═════ Supplied data ═════

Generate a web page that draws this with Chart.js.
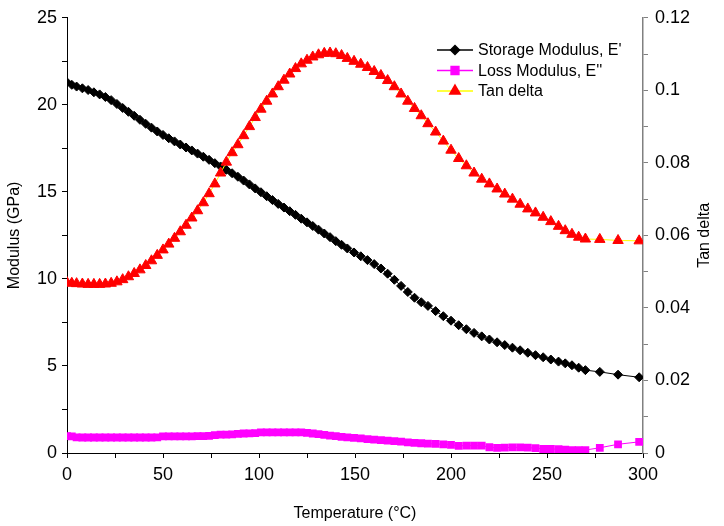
<!DOCTYPE html>
<html>
<head>
<meta charset="utf-8">
<script src="https://cdn.jsdelivr.net/npm/chart.js@4"></script>
<style>body { margin: 0; background: #fff; }</style>
</head>
<body>
<canvas id="dmaChart" width="724" height="526"></canvas>
<script>
// temperature (°C) of each measured point
const temps = [
    0, 2.5, 5, 8, 11, 14, 17, 20, 23, 26,
    29, 32, 35, 38, 41, 44, 47, 50, 53, 56,
    59, 62, 65, 68, 71, 74, 77, 80, 83, 86,
    89, 92, 95, 98, 101, 104, 107, 110, 113, 116,
    119, 122, 125, 128, 131, 134, 137, 140, 143, 146,
    149.5, 153, 156.5, 160, 163.5, 167, 170.5, 174, 177.5, 181,
    184.5, 188, 192, 196, 200, 204, 208, 212, 216, 220,
    224, 228, 232, 236, 240, 244, 248, 252, 256, 259.5,
    263, 266.5, 270, 277.5, 287, 298
];

// E' (GPa)
const storageModulus = [
    21.3, 21.15, 21.05, 20.95, 20.85, 20.72, 20.6, 20.45, 20.27, 20.05,
    19.82, 19.6, 19.37, 19.14, 18.91, 18.69, 18.47, 18.27, 18.08, 17.9,
    17.72, 17.55, 17.38, 17.2, 17.02, 16.84, 16.65, 16.46, 16.27, 16.07,
    15.87, 15.65, 15.43, 15.2, 14.98, 14.75, 14.53, 14.31, 14.1, 13.89,
    13.68, 13.46, 13.25, 13.04, 12.83, 12.61, 12.4, 12.17, 11.96, 11.75,
    11.52, 11.3, 11.08, 10.85, 10.6, 10.3, 9.95, 9.6, 9.25, 8.92,
    8.66, 8.45, 8.15, 7.86, 7.6, 7.34, 7.11, 6.9, 6.7, 6.52,
    6.36, 6.2, 6.05, 5.9, 5.76, 5.62, 5.5, 5.37, 5.25, 5.15,
    5.04, 4.9, 4.76, 4.66, 4.5, 4.35
];

// E'' (GPa)
const lossModulus = [
    0.97, 0.95, 0.9, 0.89, 0.89, 0.89, 0.89, 0.89, 0.89, 0.89,
    0.89, 0.89, 0.89, 0.89, 0.89, 0.89, 0.9, 0.95, 0.96, 0.96,
    0.96, 0.96, 0.96, 0.97, 0.97, 0.98, 1.03, 1.05, 1.06, 1.07,
    1.1, 1.12, 1.13, 1.14, 1.18, 1.19, 1.19, 1.19, 1.19, 1.19,
    1.19, 1.19, 1.15, 1.12, 1.08, 1.04, 1.0, 0.97, 0.93, 0.9,
    0.87, 0.84, 0.8, 0.77, 0.74, 0.71, 0.68, 0.65, 0.61, 0.58,
    0.56, 0.54, 0.52, 0.5, 0.47, 0.41, 0.43, 0.43, 0.42, 0.33,
    0.3, 0.31, 0.32, 0.32, 0.31, 0.28, 0.23, 0.23, 0.22, 0.2,
    0.17, 0.17, 0.17, 0.3, 0.5, 0.64
];

const tanDelta = [
    0.047, 0.0468, 0.0467, 0.0466, 0.0465, 0.0465, 0.0465, 0.0466, 0.0468, 0.0472,
    0.0478, 0.0486, 0.0495, 0.0505, 0.0517, 0.053, 0.0545, 0.056, 0.0576, 0.0592,
    0.061, 0.0628, 0.0648, 0.0668, 0.069, 0.0715, 0.0742, 0.0772, 0.0802, 0.0828,
    0.085, 0.0875, 0.09, 0.0925, 0.0948, 0.097, 0.099, 0.101, 0.1028, 0.1045,
    0.106, 0.1073, 0.1083, 0.1092, 0.1098, 0.1102, 0.1103, 0.1101, 0.1096, 0.1088,
    0.108, 0.1072, 0.1063, 0.1052, 0.1041, 0.1027, 0.101, 0.099, 0.097, 0.095,
    0.093, 0.0908, 0.0885, 0.086, 0.0835, 0.0812, 0.0792, 0.0772, 0.0755, 0.0742,
    0.0728, 0.0714, 0.07, 0.0686, 0.0673, 0.0662, 0.065, 0.0638, 0.0625, 0.0613,
    0.0603, 0.0595, 0.059, 0.0589, 0.0586, 0.0585
];

const seriesNames = ["Storage Modulus, E'", "Loss Modulus, E''", 'Tan delta'];

const FONT = "Arial, 'Liberation Sans', sans-serif";

function toPoints(values) {
    return temps.map((t, i) => ({ x: t, y: values[i] }));
}

// excel style legend: short line with the marker on it
const legendItems = [
    { text: seriesNames[0], line: '#000000', fill: '#000000', style: 'rectRot', radius: 4.5 },
    { text: seriesNames[1], line: '#ff00ff', fill: '#ff00ff', style: 'rect', radius: 5.5 },
    { text: seriesNames[2], line: '#ffff00', fill: '#ff0000', style: 'triangle', radius: 6 }
];

const extras = {
    id: 'extras',
    afterDraw(chart) {
        const ctx = chart.ctx;
        ctx.save();
        legendItems.forEach((item, i) => {
            const y = 50 + i * 20.5;
            ctx.strokeStyle = item.line;
            ctx.lineWidth = 1.5;
            ctx.beginPath();
            ctx.moveTo(437, y);
            ctx.lineTo(473, y);
            ctx.stroke();
            ctx.fillStyle = item.fill;
            ctx.strokeStyle = item.fill;
            Chart.helpers.drawPoint(ctx, { pointStyle: item.style, radius: item.radius, borderWidth: 1, rotation: 0 }, 455, y);
            ctx.fillStyle = '#000';
            ctx.font = '16px ' + FONT;
            ctx.textBaseline = 'middle';
            ctx.textAlign = 'left';
            ctx.fillText(item.text, 478, y + 1);
        });

        // secondary axis title, turned the same way as the primary one
        const area = chart.chartArea;
        ctx.translate(705, (area.top + area.bottom) / 2);
        ctx.rotate(-Math.PI / 2);
        ctx.textAlign = 'center';
        ctx.textBaseline = 'middle';
        ctx.font = '16px ' + FONT;
        ctx.fillStyle = '#000';
        ctx.fillText('Tan delta', 0, 0);
        ctx.restore();
    }
};

const dmaConfig = {
    type: 'line',
    data: {
        datasets: [
            {
                label: seriesNames[2],
                data: toPoints(tanDelta),
                yAxisID: 'y1',
                borderColor: '#ffff00',
                borderWidth: 1,
                pointStyle: 'triangle',
                pointRadius: 6,
                pointBackgroundColor: '#ff0000',
                pointBorderColor: '#ff0000',
                pointBorderWidth: 1,
                order: 0
            },
            {
                label: seriesNames[0],
                data: toPoints(storageModulus),
                yAxisID: 'y',
                borderColor: '#000000',
                borderWidth: 1,
                pointStyle: 'rectRot',
                pointRadius: 4.5,
                pointBackgroundColor: '#000000',
                pointBorderColor: '#000000',
                pointBorderWidth: 1,
                order: 1
            },
            {
                label: seriesNames[1],
                data: toPoints(lossModulus),
                yAxisID: 'y',
                borderColor: '#ff00ff',
                borderWidth: 1,
                pointStyle: 'rect',
                pointRadius: 5.5,
                pointBackgroundColor: '#ff00ff',
                pointBorderColor: '#ff00ff',
                pointBorderWidth: 0,
                order: 2
            }
        ]
    },
    options: {
        responsive: false,
        animation: false,
        layout: { padding: { top: 13, left: 0, right: 0, bottom: 0 } },
        plugins: {
            legend: { display: false },
            tooltip: { enabled: false }
        },
        scales: {
            x: {
                type: 'linear',
                min: 0,
                max: 300,
                afterFit: s => { s.height = 73; },
                grid: { drawOnChartArea: false, tickLength: 5, color: '#000', tickColor: '#000' },
                border: { color: '#000', width: 1 },
                ticks: {
                    stepSize: 25,
                    autoSkip: false,
                    maxRotation: 0,
                    padding: 6,
                    color: '#000',
                    font: { family: FONT, size: 18 },
                    callback: v => (v % 50 === 0 ? v : '')
                },
                title: {
                    display: true,
                    text: 'Temperature (°C)',
                    color: '#000',
                    font: { family: FONT, size: 16 },
                    padding: { top: 4, bottom: 3 }
                }
            },
            y: {
                position: 'left',
                min: 0,
                max: 25,
                afterFit: s => { s.width = 67; },
                grid: { drawOnChartArea: false, tickLength: 5, color: '#000', tickColor: '#000' },
                border: { color: '#000', width: 1 },
                ticks: {
                    stepSize: 2.5,
                    autoSkip: false,
                    padding: 5,
                    color: '#000',
                    font: { family: FONT, size: 18 },
                    callback: v => (v % 5 === 0 ? v : '')
                },
                title: {
                    display: true,
                    text: 'Modulus (GPa)',
                    color: '#000',
                    font: { family: FONT, size: 16 },
                    padding: 5
                }
            },
            y1: {
                position: 'right',
                min: 0,
                max: 0.12,
                afterFit: s => { s.width = 81; },
                grid: { drawOnChartArea: false, tickLength: 5, color: '#808080', tickColor: '#808080' },
                border: { color: '#808080', width: 1.5 },
                ticks: {
                    stepSize: 0.01,
                    autoSkip: false,
                    padding: 7,
                    color: '#000',
                    font: { family: FONT, size: 18 },
                    callback: v => {
                        const hundredths = Math.round(v * 100);
                        if (hundredths % 2 !== 0) return '';
                        return hundredths === 0 ? '0' : String(hundredths / 100);
                    }
                }
            }
        }
    },
    plugins: [extras]
};

const dmaChart = new Chart(document.getElementById('dmaChart'), dmaConfig);
</script>
</body>
</html>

═════

Exercise details: Among the lines of the material, find those that hold the word "with" and copy them.

Exercise solution:
Generate a web page that draws this with Chart.js.
// excel style legend: short line with the marker on it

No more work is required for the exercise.